Tuesday, April 14, 2015

Genuine, Fake, and In-between: A Visit to Electronics Markets at Shenzhen's Huaqiangbei

an alley near Huangqiangbei

Several days ago I spent part of one afternoon in Shenzhen's Huaqiangbei (also known as Huaqiang North) commercial area. According to ShenzhenShopper:
Theres over 20 shopping malls located in the Huaqiangbei area which provides about 70 million square meters of business area. Annual sales reaching over 20 billion, and there’s something like 130,000 people employed in the area. Yep, it’s large.
Huaqiangbei is most known for being one of the biggest electronics markets in the world. For many first time visitors, especially those already familiar with typical consumer electronics chain stores in China, I would agree with the suggestion on PIXEL to:
Skip [the consumer electronics shops] and spend your time in the buildings dedicated to Android tablets, “Shanzhai” phones (copies), phone accessories, components, LEDs, various gadgets, etc.
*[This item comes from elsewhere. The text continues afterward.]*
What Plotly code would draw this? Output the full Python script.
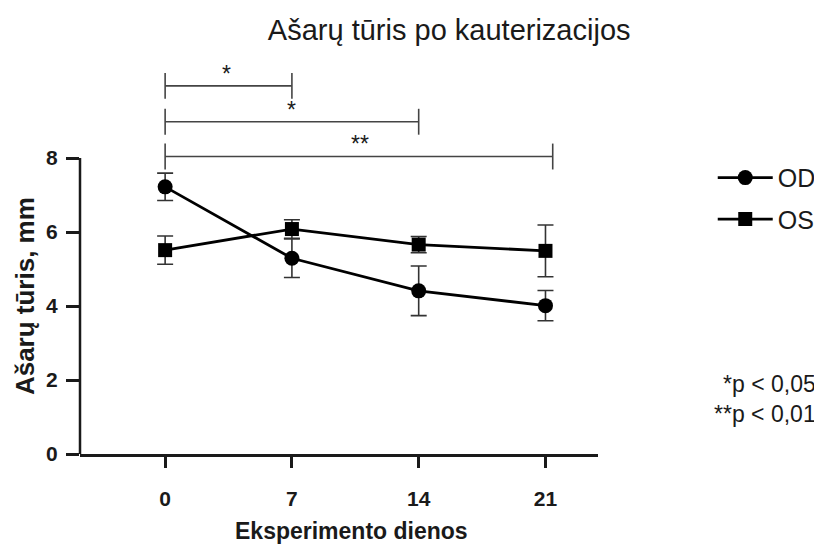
import plotly.graph_objects as go

days = [0, 7, 14, 21]
tick_labels = ["0", "7", "14", "21"]
od_mean = [7.22, 5.29, 4.41, 4.01]
od_err = [0.37, 0.52, 0.67, 0.41]
os_mean = [5.51, 6.08, 5.66, 5.49]
os_err = [0.38, 0.25, 0.22, 0.70]

# significance brackets: (start day, end day, level, label, label x)
brackets = [
    (0, 7, 9.95, "*", 3.4),
    (0, 14, 8.98, "*", 7.0),
    (0, 21.4, 8.04, "**", 10.75),
]

FONT = "Liberation Sans, Arial, sans-serif"
INK = "#1a1a1a"

fig = go.Figure()
fig.add_trace(go.Scatter(
    x=days, y=od_mean, name="OD", mode="lines+markers", legendgroup="a",
    line=dict(color="black", width=2.8),
    marker=dict(symbol="circle", size=15, color="black"),
    error_y=dict(type="data", array=od_err, color="#333", thickness=1.6, width=8),
))
fig.add_trace(go.Scatter(
    x=days, y=os_mean, name="OS", mode="lines+markers", legendgroup="b",
    line=dict(color="black", width=2.8),
    marker=dict(symbol="square", size=14, color="black"),
    error_y=dict(type="data", array=os_err, color="#333", thickness=1.6, width=8),
))

shapes = []
annotations = []
for x0, x1, yv, lab, xs in brackets:
    shapes.append(dict(type="line", xref="x", yref="y", x0=x0, x1=x1, y0=yv, y1=yv,
                       line=dict(color="#444", width=1.6)))
    for xx in (x0, x1):
        shapes.append(dict(type="line", xref="x", yref="y", x0=xx, x1=xx, y0=yv - 0.35, y1=yv + 0.35,
                           line=dict(color="#444", width=1.6)))
    annotations.append(dict(x=xs, y=yv - 0.08, xref="x", yref="y", text=lab, showarrow=False,
                            yanchor="bottom", font=dict(size=23, color=INK, family=FONT)))

# y axis line only from 0 to 8
shapes.append(dict(type="line", xref="x domain", yref="y", x0=0, x1=0, y0=0, y1=8,
                   line=dict(color=INK, width=2.5)))

annotations.append(dict(xref="paper", yref="paper", x=1.4247, y=0.172, xanchor="right", yanchor="middle",
                        text="*p < 0,05", showarrow=False, font=dict(size=23, color=INK, family=FONT)))
annotations.append(dict(xref="paper", yref="paper", x=1.4247, y=0.098, xanchor="right", yanchor="middle",
                        text="**p < 0,01", showarrow=False, font=dict(size=23, color=INK, family=FONT)))

# axis titles
annotations.append(dict(xref="paper", yref="y", x=-0.106, y=4.27, xanchor="center", yanchor="middle",
                        textangle=-90, text="Ašarų tūris, mm", showarrow=False,
                        font=dict(size=26, color=INK, family=FONT, weight="bold")))
annotations.append(dict(xref="paper", yref="paper", x=0.525, y=-0.19, xanchor="center", yanchor="middle",
                        text="Eksperimento dienos", showarrow=False,
                        font=dict(size=23, color=INK, family=FONT, weight="bold")))

fig.update_layout(
    width=814, height=538,
    margin=dict(l=72, r=224, t=39, b=92, autoexpand=False),
    paper_bgcolor="white", plot_bgcolor="white",
    title=dict(text="Ašarų tūris po kauterizacijos", x=0.542, xanchor="center", y=0.959, yanchor="middle",
               font=dict(size=29, color=INK, family=FONT)),
    font=dict(family=FONT, color=INK),
    showlegend=True,
    legend=dict(x=1.43, y=0.735, xanchor="right", yanchor="top", font=dict(size=25, color=INK, family=FONT),
                bgcolor="rgba(0,0,0,0)", tracegroupgap=6, itemwidth=55),
    shapes=shapes,
    annotations=annotations,
    xaxis=dict(range=[-4.7, 23.9], tickvals=days, ticktext=tick_labels, showgrid=False, zeroline=False,
               showline=True, linecolor=INK, linewidth=2.5, ticks="outside", ticklen=11, tickwidth=2.5,
               tickcolor=INK, ticklabelstandoff=13,
               tickfont=dict(size=21, family=FONT, color=INK, weight="bold")),
    yaxis=dict(range=[0, 11], tickvals=[0, 2, 4, 6, 8], showgrid=False, zeroline=False, showline=False,
               ticks="outside", ticklen=13, tickwidth=2.5, tickcolor=INK, ticklabelstandoff=4,
               tickfont=dict(size=21, family=FONT, color=INK, weight="bold")),
)

fig.write_html("out.html")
Just one of the shopping centers on its own can be overwhelming to those not accustomed with their scale, density, and intensity. Charles Arthur shared a gallery of photos on The Guardian. As prelude to another gallery of photos on Tech in Asia, Paul Bischoff wrote:
Within lies stall after stall after stall of nearly every gadget, component, and tool imaginable. Over half a dozen city blocks are filled to the brim with crowded marketplaces, each ranging from four to 10 floors high. Photos hardly do it justice. The place is immense.
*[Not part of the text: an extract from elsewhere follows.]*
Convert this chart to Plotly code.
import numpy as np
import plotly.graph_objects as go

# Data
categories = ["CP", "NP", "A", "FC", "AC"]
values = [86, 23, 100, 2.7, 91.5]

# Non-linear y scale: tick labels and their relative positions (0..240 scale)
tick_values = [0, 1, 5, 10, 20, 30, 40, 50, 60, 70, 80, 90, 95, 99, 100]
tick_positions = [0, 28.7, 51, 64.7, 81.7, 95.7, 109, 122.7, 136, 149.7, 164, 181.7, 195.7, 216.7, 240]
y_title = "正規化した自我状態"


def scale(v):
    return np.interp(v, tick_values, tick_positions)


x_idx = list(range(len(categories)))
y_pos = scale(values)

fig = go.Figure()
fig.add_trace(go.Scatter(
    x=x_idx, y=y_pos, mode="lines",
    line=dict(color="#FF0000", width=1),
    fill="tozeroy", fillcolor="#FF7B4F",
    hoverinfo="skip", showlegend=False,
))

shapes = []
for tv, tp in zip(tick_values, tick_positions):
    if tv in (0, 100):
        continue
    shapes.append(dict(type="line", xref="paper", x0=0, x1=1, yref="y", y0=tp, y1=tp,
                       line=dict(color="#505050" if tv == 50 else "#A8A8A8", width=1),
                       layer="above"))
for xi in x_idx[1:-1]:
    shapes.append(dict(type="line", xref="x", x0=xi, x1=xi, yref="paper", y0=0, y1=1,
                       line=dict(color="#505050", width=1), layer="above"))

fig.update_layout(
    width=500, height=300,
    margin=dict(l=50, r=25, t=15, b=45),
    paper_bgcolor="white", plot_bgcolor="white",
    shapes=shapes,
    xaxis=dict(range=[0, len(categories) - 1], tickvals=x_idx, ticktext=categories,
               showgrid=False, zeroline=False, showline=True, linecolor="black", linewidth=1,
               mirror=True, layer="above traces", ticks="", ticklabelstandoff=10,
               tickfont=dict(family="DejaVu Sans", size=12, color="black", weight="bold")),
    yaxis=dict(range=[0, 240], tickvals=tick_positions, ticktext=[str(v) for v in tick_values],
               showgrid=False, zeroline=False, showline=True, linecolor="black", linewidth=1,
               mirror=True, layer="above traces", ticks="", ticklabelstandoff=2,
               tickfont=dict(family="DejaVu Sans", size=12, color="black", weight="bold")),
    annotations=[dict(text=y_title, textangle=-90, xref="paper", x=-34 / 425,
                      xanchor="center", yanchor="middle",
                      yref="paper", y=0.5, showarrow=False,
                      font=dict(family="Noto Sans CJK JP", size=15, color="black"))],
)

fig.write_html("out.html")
For a variety of reasons, I kept my photo-taking activities to a minimum this time. The photo above is of an alley on the outskirts of Huaqiangbei. On both sides are huge electronics markets which aren't labeled even on Seeed Studio's detailed Shenzhen Map for Makers (free PDF download). The several markets I visited on this block mostly focused on mobile phone products — from components to complete phones to accessories. Here is just a small taste of what I saw in these markets where the line between genuine and fake can be blurry:
  • Thousands of mobile phones with cracked screens, some showing clear signs they were from the U.S.
  • Screens for various brand name phones for sale.
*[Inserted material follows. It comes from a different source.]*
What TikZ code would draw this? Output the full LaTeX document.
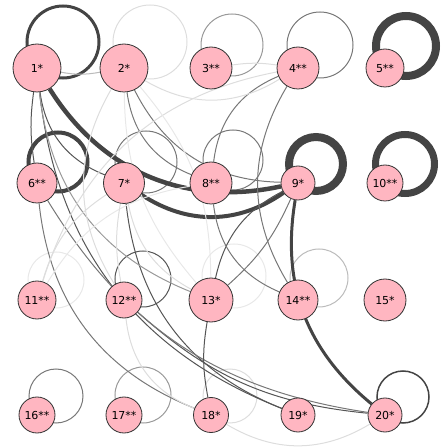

  • Workers fixing and cleaning phones.
  • Workers affixing brand name labels to unmarked batteries.
  • Workers packaging iPhones to appear as new.
  • Foreigners making purchases, reminding me of what I learned at a fake stuffed toy wholesale store in Guangzhou.
There is much more to say about Huaqiangbei, but I will leave it this for now. It can be a fascinating place to visit, even if you don't need to change an iPhone 5c into an iPhone 5s.